Allegheny County has reported to the state government on the reforms it has implemented at the Shuman Juvenile Detention Center following a Pennsylvania Department of Public Welfare (DPW) investigation into the alleged physical abuse of a child inmate in January.
Now the county must wait at least a few days for the DPW to rule on the status of the Shuman Center's license as a juvenile detention facility.
The license could be downgraded to a provisional status or the inmates could even be transferred, according to DPW spokeswoman Donna Morgan.
"We have compliance; then, we have first provisional and then second provisional," Morgan said. "In some cases, we will actually skip them and do something more dramatic. We could do emergency relocations; we could do an emergency closure, that type of thing."
However, she noted that the state tries to keep facilities running as long as possible.
Morgan said the DPW investigated a January 4 incident involving "two staff persons physically abusing a child in the care of that center."
In a written statement, Allegheny County Manager William McKain said his office investigated the event separately.
“Initial reports and statements indicated that it was a slip and fall, but after further investigation, a Child Line report was made regarding the incident," McKain wrote.

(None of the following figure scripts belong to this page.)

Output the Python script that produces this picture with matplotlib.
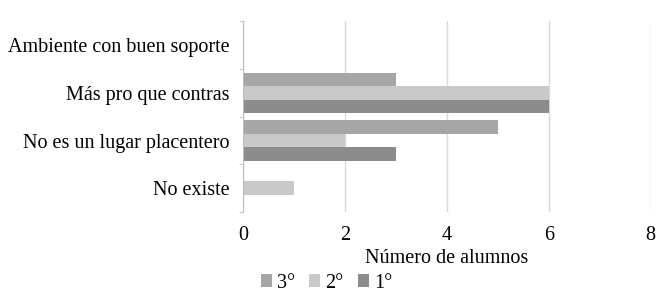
import numpy as np
import matplotlib.pyplot as plt

plt.rcParams["font.family"] = ["Liberation Serif", "DejaVu Serif"]

categorias = ["Ambiente con buen soporte", "Más pro que contras",
              "No es un lugar placentero", "No existe"]
series = ["3°", "2°", "1°"]
valores = {
    "3°": [0, 3, 5, 0],
    "2°": [0, 6, 2, 1],
    "1°": [0, 6, 3, 0],
}
colores = {"3°": "#a6a6a6", "2°": "#c9c9c9", "1°": "#8c8c8c"}
ticks_x = [0, 2, 4, 6, 8]


def grafico():
    fig = plt.figure(figsize=(6.66, 2.94), dpi=100)
    ax = fig.add_axes([0.365, 0.279, 0.612, 0.648])

    y = np.arange(len(categorias))
    h = 0.285
    for i, s in enumerate(series):
        ax.barh(y + (i - 1) * h, valores[s], height=h, color=colores[s],
                label=s, zorder=2)

    ax.set_ylim(len(categorias) - 0.5, -0.5)
    ax.set_xlim(0, 8)
    ax.set_xticks(ticks_x)
    ax.set_yticks(y)
    ax.set_yticklabels(categorias, fontsize=14.5)
    ax.set_yticks(np.arange(-0.5, len(categorias)), minor=True)
    ax.tick_params(axis="y", which="major", length=0, pad=10)
    ax.tick_params(axis="y", which="minor", length=3, color="#bfbfbf")
    ax.tick_params(axis="x", length=0, labelsize=14.5, pad=10)

    ax.grid(axis="x", color="#d9d9d9", lw=1, zorder=0)
    for sp in ["top", "right", "bottom"]:
        ax.spines[sp].set_visible(False)
    ax.spines["left"].set_color("#bfbfbf")

    ax.set_xlabel("Número de alumnos", fontsize=14.5, labelpad=3)
    fig.legend(loc="center left", bbox_to_anchor=(0.392, 0.037), ncol=3,
               frameon=False, fontsize=14.5, handlelength=0.55,
               handleheight=0.55, handletextpad=0.25, columnspacing=0.7,
               borderaxespad=0, borderpad=0)

    fig.savefig("out.png", dpi=100)


if __name__ == "__main__":
    grafico()
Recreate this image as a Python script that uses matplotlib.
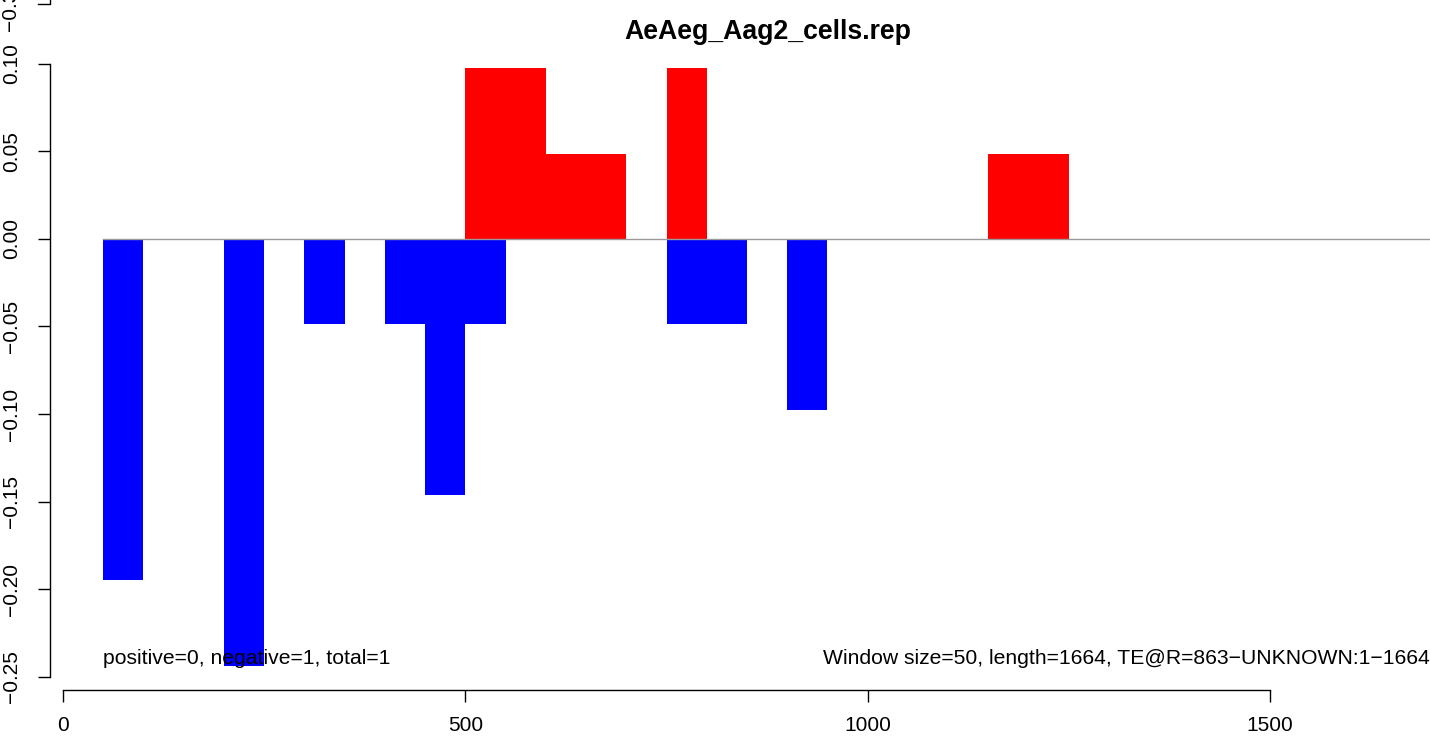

The changes to Shuman Center operations demanded by McKain in a March 8 report included:
- an anonymous employee satisfaction survey
- the use of the county's human resources department to make hires
- County Controller audits of the center's payroll and of an employee donation fund
- County Police purview over security staff at the center
- the development of a "right-sizing" strategy to address population loss
McKain's investigation and report were prompted by a petition from about 70 disgruntled Shuman Center employees and not specifically by the alleged abuse incident in January.
According to published reports, Shuman Center employees allegedly shoved a young inmate into a door frame on January 4, drawing blood.